The First Taste Impression of Guso Seaweeds

She have a lot or work to do and unable to go market. She asked mom to buy her some mussels, lato seaweeds and daing na isda. Lato seaweeds taste awesome. We often buy every Saturday market.

Unfortunately, mom was unable to buy lato. She went through the whole wet market section and never found any. She bought the guso seaweed instead, the spinosum variety. The seaweed variety looks like a dried tree branches.

I have been wondering how it taste like for some time but my wife always refuse to buy. She insist she have never tasted it before.

guso seaweeds

Now, I will have the chance to know how it taste like. I cut a small branch and wash it under running water. I am afraid that it might start to spoil if I washed the whole package – like what happened to lato seaweeds.

This weed is sturdier and crunchier – just like what Dennis said. The surface is slimy and often slips from my fingers.

I was unable to swallow it. The smell is very stinky / malansa – having a stench smell and taste of fish. Sorry for that!

Night time, she washed the seaweeds. She prepared a lukewarm water with crushed ginger. It will help remove the stinky smell. She soaked the weeds in solution for few minutes. Then garnished with sliced red tomatoes and mayonnaise.

The ginger technique worked. It removed the stinky flavor. I was able to eat few branches with mayonnaise and red tomatoes. Only few branches cause I can still sense the stinky aftertaste.

Maybe I should buy alamang and rare ripe mango together with guso seaweeds (based on Dennis suggestions).

Marvin is the lead chocolate maker of Ben and Lyn Chocolate Inc. Has strong background in food research and development. Occasionally conducts training and lectures. Lecturer of Cocoa Foundation of the Philippines. Do coaching and consultancy services on his free time.

3 Replies to “The First Taste Impression of Guso Seaweeds”

  1. Nice to hear you have tried it. That was also my first reaction when I first tasted guso salad. It taste like seawater at malansa if you just put it under running water before preparing and eat it.
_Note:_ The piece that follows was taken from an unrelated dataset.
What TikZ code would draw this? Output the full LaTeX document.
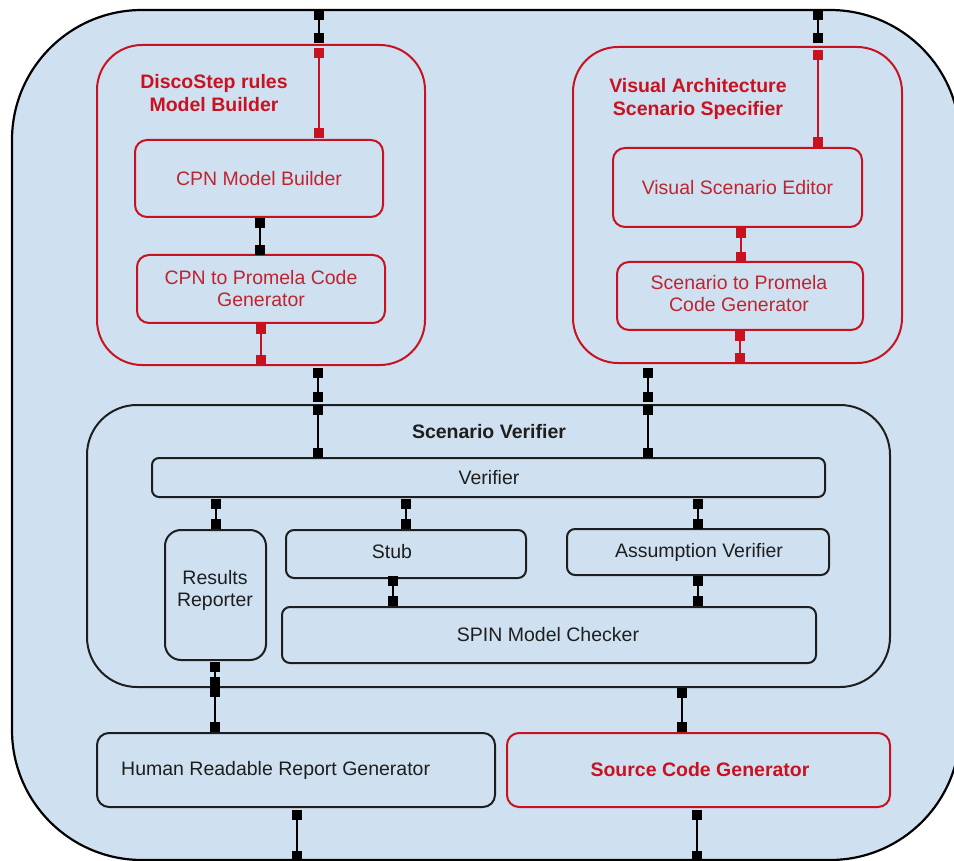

Actually the technique for that is to BLANCHED IT QUICKLY & not too long cause it will make the guso very slimy (maglalaway-laway) and destroys the very essence to a crunchy salad. And You have done also right to really add ginger, tomatoes, onions and of course a little alamang and manibalang na mangga. This goes perfectly with fried dishes.Hope you will enjoy it the second time around.

    I really have this in our meal everyweekends when everybody is present.

  2. btw po the guso, spinopsum variety, does not become slimy or watery kahit na nakababad sa tubig. This type of seaweeds are the type that are made for “carageenan”.